MATERIAL PROVIDED
┄┄┄┄┄┄┄┄┄┄┄┄┄┄┄┄┄┄┄┄

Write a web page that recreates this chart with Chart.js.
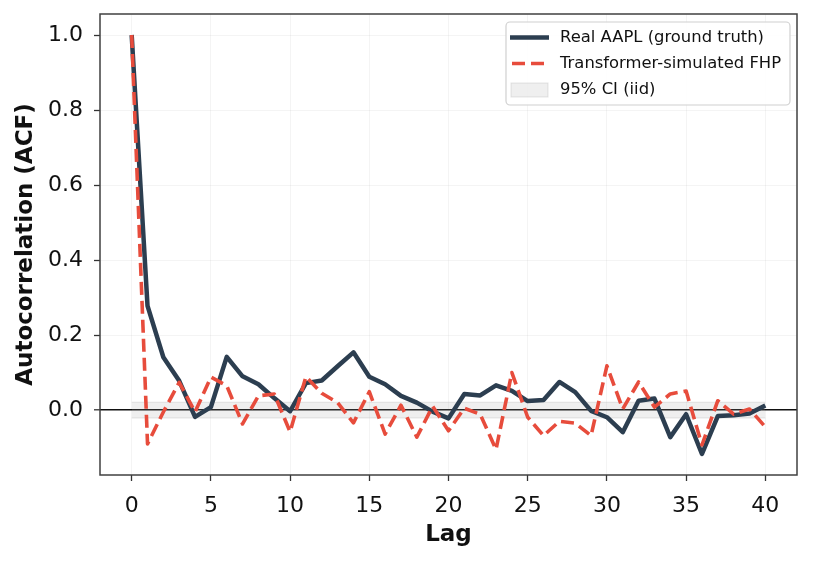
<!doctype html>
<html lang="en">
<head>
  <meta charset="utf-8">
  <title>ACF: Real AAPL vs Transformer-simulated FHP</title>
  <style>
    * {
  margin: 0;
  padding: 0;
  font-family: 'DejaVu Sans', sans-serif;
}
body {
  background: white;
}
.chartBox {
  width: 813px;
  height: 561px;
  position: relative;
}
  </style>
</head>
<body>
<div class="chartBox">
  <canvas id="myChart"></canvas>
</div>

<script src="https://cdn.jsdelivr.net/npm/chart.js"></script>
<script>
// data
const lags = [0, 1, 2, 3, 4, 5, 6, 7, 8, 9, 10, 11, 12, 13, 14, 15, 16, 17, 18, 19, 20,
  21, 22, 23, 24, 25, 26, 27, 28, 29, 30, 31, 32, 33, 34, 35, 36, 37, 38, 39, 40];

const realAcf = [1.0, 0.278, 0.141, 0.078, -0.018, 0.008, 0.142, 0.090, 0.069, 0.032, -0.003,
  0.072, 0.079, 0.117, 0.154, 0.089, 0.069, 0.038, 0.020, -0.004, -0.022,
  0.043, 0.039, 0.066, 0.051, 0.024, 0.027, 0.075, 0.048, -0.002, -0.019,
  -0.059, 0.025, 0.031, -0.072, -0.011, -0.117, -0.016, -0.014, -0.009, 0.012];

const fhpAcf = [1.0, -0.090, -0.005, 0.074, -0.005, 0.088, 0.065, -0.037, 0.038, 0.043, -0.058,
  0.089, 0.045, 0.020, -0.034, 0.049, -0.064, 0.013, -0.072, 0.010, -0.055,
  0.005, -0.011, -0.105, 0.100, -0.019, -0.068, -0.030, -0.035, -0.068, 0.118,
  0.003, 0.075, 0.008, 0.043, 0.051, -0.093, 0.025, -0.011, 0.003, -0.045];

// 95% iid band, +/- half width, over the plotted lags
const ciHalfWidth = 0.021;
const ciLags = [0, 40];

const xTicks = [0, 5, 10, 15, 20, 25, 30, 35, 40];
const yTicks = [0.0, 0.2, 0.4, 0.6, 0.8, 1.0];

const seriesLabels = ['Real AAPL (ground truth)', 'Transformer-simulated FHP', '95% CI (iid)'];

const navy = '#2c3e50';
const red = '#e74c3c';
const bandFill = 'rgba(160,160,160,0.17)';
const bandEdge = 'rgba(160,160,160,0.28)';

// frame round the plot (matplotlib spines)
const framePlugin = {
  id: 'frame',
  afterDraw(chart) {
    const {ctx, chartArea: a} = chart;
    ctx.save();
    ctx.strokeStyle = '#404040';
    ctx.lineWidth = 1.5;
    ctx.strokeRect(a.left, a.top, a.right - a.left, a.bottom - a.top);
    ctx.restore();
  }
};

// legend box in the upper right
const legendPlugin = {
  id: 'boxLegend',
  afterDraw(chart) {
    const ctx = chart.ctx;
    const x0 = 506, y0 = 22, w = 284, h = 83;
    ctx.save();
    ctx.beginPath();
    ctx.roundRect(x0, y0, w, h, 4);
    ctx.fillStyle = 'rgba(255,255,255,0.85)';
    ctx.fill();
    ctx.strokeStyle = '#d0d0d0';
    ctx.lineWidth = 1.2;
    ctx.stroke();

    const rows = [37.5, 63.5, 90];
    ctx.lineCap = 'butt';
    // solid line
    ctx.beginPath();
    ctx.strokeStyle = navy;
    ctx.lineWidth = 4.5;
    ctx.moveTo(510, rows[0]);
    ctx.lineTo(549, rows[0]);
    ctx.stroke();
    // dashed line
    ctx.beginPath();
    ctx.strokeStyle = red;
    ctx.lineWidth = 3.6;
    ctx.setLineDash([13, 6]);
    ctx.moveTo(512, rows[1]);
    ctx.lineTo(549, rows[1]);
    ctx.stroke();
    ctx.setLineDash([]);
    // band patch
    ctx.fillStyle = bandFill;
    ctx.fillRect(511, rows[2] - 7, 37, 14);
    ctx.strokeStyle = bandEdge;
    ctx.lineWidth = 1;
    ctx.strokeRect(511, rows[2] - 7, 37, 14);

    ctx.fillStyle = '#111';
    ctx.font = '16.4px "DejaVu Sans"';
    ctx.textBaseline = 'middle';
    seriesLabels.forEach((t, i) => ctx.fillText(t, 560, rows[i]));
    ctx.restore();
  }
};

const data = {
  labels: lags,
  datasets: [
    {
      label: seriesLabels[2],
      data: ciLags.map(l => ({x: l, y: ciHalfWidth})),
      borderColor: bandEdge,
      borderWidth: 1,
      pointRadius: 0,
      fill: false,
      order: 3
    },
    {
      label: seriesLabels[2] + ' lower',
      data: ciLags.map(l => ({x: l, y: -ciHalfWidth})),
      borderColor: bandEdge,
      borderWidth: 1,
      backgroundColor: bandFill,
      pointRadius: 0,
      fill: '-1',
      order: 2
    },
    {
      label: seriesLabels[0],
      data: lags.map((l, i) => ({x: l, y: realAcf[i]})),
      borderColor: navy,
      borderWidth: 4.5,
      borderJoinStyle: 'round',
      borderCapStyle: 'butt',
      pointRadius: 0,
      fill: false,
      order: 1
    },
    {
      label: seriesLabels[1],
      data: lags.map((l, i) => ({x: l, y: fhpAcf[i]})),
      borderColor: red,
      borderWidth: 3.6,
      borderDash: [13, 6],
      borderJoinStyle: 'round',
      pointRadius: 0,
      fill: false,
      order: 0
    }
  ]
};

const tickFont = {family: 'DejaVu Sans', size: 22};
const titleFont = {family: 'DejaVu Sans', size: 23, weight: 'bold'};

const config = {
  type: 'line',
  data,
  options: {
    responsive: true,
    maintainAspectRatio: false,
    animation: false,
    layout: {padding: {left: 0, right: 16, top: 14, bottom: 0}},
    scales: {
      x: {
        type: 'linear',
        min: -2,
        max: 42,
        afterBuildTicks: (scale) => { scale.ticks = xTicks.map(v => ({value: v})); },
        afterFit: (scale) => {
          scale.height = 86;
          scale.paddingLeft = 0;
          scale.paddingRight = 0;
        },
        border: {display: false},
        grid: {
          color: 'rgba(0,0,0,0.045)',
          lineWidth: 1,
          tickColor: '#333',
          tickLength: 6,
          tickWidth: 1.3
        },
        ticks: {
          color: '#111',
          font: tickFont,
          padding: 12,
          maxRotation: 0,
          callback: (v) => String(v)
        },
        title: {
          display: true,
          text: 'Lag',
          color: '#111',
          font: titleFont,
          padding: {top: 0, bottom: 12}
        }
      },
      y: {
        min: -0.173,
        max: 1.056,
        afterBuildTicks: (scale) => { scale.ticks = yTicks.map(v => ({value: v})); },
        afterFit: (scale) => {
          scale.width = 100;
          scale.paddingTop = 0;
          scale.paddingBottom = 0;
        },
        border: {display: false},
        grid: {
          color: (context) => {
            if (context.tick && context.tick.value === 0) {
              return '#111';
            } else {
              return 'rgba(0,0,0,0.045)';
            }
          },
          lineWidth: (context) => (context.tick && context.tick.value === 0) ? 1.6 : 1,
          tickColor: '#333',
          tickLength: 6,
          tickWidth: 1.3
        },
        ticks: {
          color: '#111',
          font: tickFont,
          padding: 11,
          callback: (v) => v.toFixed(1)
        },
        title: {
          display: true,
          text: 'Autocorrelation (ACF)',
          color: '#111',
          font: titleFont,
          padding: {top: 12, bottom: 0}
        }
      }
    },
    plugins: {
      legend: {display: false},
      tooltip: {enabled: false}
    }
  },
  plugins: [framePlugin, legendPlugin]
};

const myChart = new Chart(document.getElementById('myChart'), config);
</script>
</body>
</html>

┄┄┄┄┄┄┄┄┄┄┄┄┄┄┄┄┄┄┄┄

Pictures in the data above should not be copied; transcribe everything else exactly.

FULL ANSWER
Write a web page that recreates this chart with Chart.js.
<!doctype html>
<html lang="en">
<head>
  <meta charset="utf-8">
  <title>ACF: Real AAPL vs Transformer-simulated FHP</title>
  <style>
    * {
  margin: 0;
  padding: 0;
  font-family: 'DejaVu Sans', sans-serif;
}
body {
  background: white;
}
.chartBox {
  width: 813px;
  height: 561px;
  position: relative;
}
  </style>
</head>
<body>
<div class="chartBox">
  <canvas id="myChart"></canvas>
</div>

<script src="https://cdn.jsdelivr.net/npm/chart.js"></script>
<script>
// data
const lags = [0, 1, 2, 3, 4, 5, 6, 7, 8, 9, 10, 11, 12, 13, 14, 15, 16, 17, 18, 19, 20,
  21, 22, 23, 24, 25, 26, 27, 28, 29, 30, 31, 32, 33, 34, 35, 36, 37, 38, 39, 40];

const realAcf = [1.0, 0.278, 0.141, 0.078, -0.018, 0.008, 0.142, 0.090, 0.069, 0.032, -0.003,
  0.072, 0.079, 0.117, 0.154, 0.089, 0.069, 0.038, 0.020, -0.004, -0.022,
  0.043, 0.039, 0.066, 0.051, 0.024, 0.027, 0.075, 0.048, -0.002, -0.019,
  -0.059, 0.025, 0.031, -0.072, -0.011, -0.117, -0.016, -0.014, -0.009, 0.012];

const fhpAcf = [1.0, -0.090, -0.005, 0.074, -0.005, 0.088, 0.065, -0.037, 0.038, 0.043, -0.058,
  0.089, 0.045, 0.020, -0.034, 0.049, -0.064, 0.013, -0.072, 0.010, -0.055,
  0.005, -0.011, -0.105, 0.100, -0.019, -0.068, -0.030, -0.035, -0.068, 0.118,
  0.003, 0.075, 0.008, 0.043, 0.051, -0.093, 0.025, -0.011, 0.003, -0.045];

// 95% iid band, +/- half width, over the plotted lags
const ciHalfWidth = 0.021;
const ciLags = [0, 40];

const xTicks = [0, 5, 10, 15, 20, 25, 30, 35, 40];
const yTicks = [0.0, 0.2, 0.4, 0.6, 0.8, 1.0];

const seriesLabels = ['Real AAPL (ground truth)', 'Transformer-simulated FHP', '95% CI (iid)'];

const navy = '#2c3e50';
const red = '#e74c3c';
const bandFill = 'rgba(160,160,160,0.17)';
const bandEdge = 'rgba(160,160,160,0.28)';

// frame round the plot (matplotlib spines)
const framePlugin = {
  id: 'frame',
  afterDraw(chart) {
    const {ctx, chartArea: a} = chart;
    ctx.save();
    ctx.strokeStyle = '#404040';
    ctx.lineWidth = 1.5;
    ctx.strokeRect(a.left, a.top, a.right - a.left, a.bottom - a.top);
    ctx.restore();
  }
};

// legend box in the upper right
const legendPlugin = {
  id: 'boxLegend',
  afterDraw(chart) {
    const ctx = chart.ctx;
    const x0 = 506, y0 = 22, w = 284, h = 83;
    ctx.save();
    ctx.beginPath();
    ctx.roundRect(x0, y0, w, h, 4);
    ctx.fillStyle = 'rgba(255,255,255,0.85)';
    ctx.fill();
    ctx.strokeStyle = '#d0d0d0';
    ctx.lineWidth = 1.2;
    ctx.stroke();

    const rows = [37.5, 63.5, 90];
    ctx.lineCap = 'butt';
    // solid line
    ctx.beginPath();
    ctx.strokeStyle = navy;
    ctx.lineWidth = 4.5;
    ctx.moveTo(510, rows[0]);
    ctx.lineTo(549, rows[0]);
    ctx.stroke();
    // dashed line
    ctx.beginPath();
    ctx.strokeStyle = red;
    ctx.lineWidth = 3.6;
    ctx.setLineDash([13, 6]);
    ctx.moveTo(512, rows[1]);
    ctx.lineTo(549, rows[1]);
    ctx.stroke();
    ctx.setLineDash([]);
    // band patch
    ctx.fillStyle = bandFill;
    ctx.fillRect(511, rows[2] - 7, 37, 14);
    ctx.strokeStyle = bandEdge;
    ctx.lineWidth = 1;
    ctx.strokeRect(511, rows[2] - 7, 37, 14);

    ctx.fillStyle = '#111';
    ctx.font = '16.4px "DejaVu Sans"';
    ctx.textBaseline = 'middle';
    seriesLabels.forEach((t, i) => ctx.fillText(t, 560, rows[i]));
    ctx.restore();
  }
};

const data = {
  labels: lags,
  datasets: [
    {
      label: seriesLabels[2],
      data: ciLags.map(l => ({x: l, y: ciHalfWidth})),
      borderColor: bandEdge,
      borderWidth: 1,
      pointRadius: 0,
      fill: false,
      order: 3
    },
    {
      label: seriesLabels[2] + ' lower',
      data: ciLags.map(l => ({x: l, y: -ciHalfWidth})),
      borderColor: bandEdge,
      borderWidth: 1,
      backgroundColor: bandFill,
      pointRadius: 0,
      fill: '-1',
      order: 2
    },
    {
      label: seriesLabels[0],
      data: lags.map((l, i) => ({x: l, y: realAcf[i]})),
      borderColor: navy,
      borderWidth: 4.5,
      borderJoinStyle: 'round',
      borderCapStyle: 'butt',
      pointRadius: 0,
      fill: false,
      order: 1
    },
    {
      label: seriesLabels[1],
      data: lags.map((l, i) => ({x: l, y: fhpAcf[i]})),
      borderColor: red,
      borderWidth: 3.6,
      borderDash: [13, 6],
      borderJoinStyle: 'round',
      pointRadius: 0,
      fill: false,
      order: 0
    }
  ]
};

const tickFont = {family: 'DejaVu Sans', size: 22};
const titleFont = {family: 'DejaVu Sans', size: 23, weight: 'bold'};

const config = {
  type: 'line',
  data,
  options: {
    responsive: true,
    maintainAspectRatio: false,
    animation: false,
    layout: {padding: {left: 0, right: 16, top: 14, bottom: 0}},
    scales: {
      x: {
        type: 'linear',
        min: -2,
        max: 42,
        afterBuildTicks: (scale) => { scale.ticks = xTicks.map(v => ({value: v})); },
        afterFit: (scale) => {
          scale.height = 86;
          scale.paddingLeft = 0;
          scale.paddingRight = 0;
        },
        border: {display: false},
        grid: {
          color: 'rgba(0,0,0,0.045)',
          lineWidth: 1,
          tickColor: '#333',
          tickLength: 6,
          tickWidth: 1.3
        },
        ticks: {
          color: '#111',
          font: tickFont,
          padding: 12,
          maxRotation: 0,
          callback: (v) => String(v)
        },
        title: {
          display: true,
          text: 'Lag',
          color: '#111',
          font: titleFont,
          padding: {top: 0, bottom: 12}
        }
      },
      y: {
        min: -0.173,
        max: 1.056,
        afterBuildTicks: (scale) => { scale.ticks = yTicks.map(v => ({value: v})); },
        afterFit: (scale) => {
          scale.width = 100;
          scale.paddingTop = 0;
          scale.paddingBottom = 0;
        },
        border: {display: false},
        grid: {
          color: (context) => {
            if (context.tick && context.tick.value === 0) {
              return '#111';
            } else {
              return 'rgba(0,0,0,0.045)';
            }
          },
          lineWidth: (context) => (context.tick && context.tick.value === 0) ? 1.6 : 1,
          tickColor: '#333',
          tickLength: 6,
          tickWidth: 1.3
        },
        ticks: {
          color: '#111',
          font: tickFont,
          padding: 11,
          callback: (v) => v.toFixed(1)
        },
        title: {
          display: true,
          text: 'Autocorrelation (ACF)',
          color: '#111',
          font: titleFont,
          padding: {top: 12, bottom: 0}
        }
      }
    },
    plugins: {
      legend: {display: false},
      tooltip: {enabled: false}
    }
  },
  plugins: [framePlugin, legendPlugin]
};

const myChart = new Chart(document.getElementById('myChart'), config);
</script>
</body>
</html>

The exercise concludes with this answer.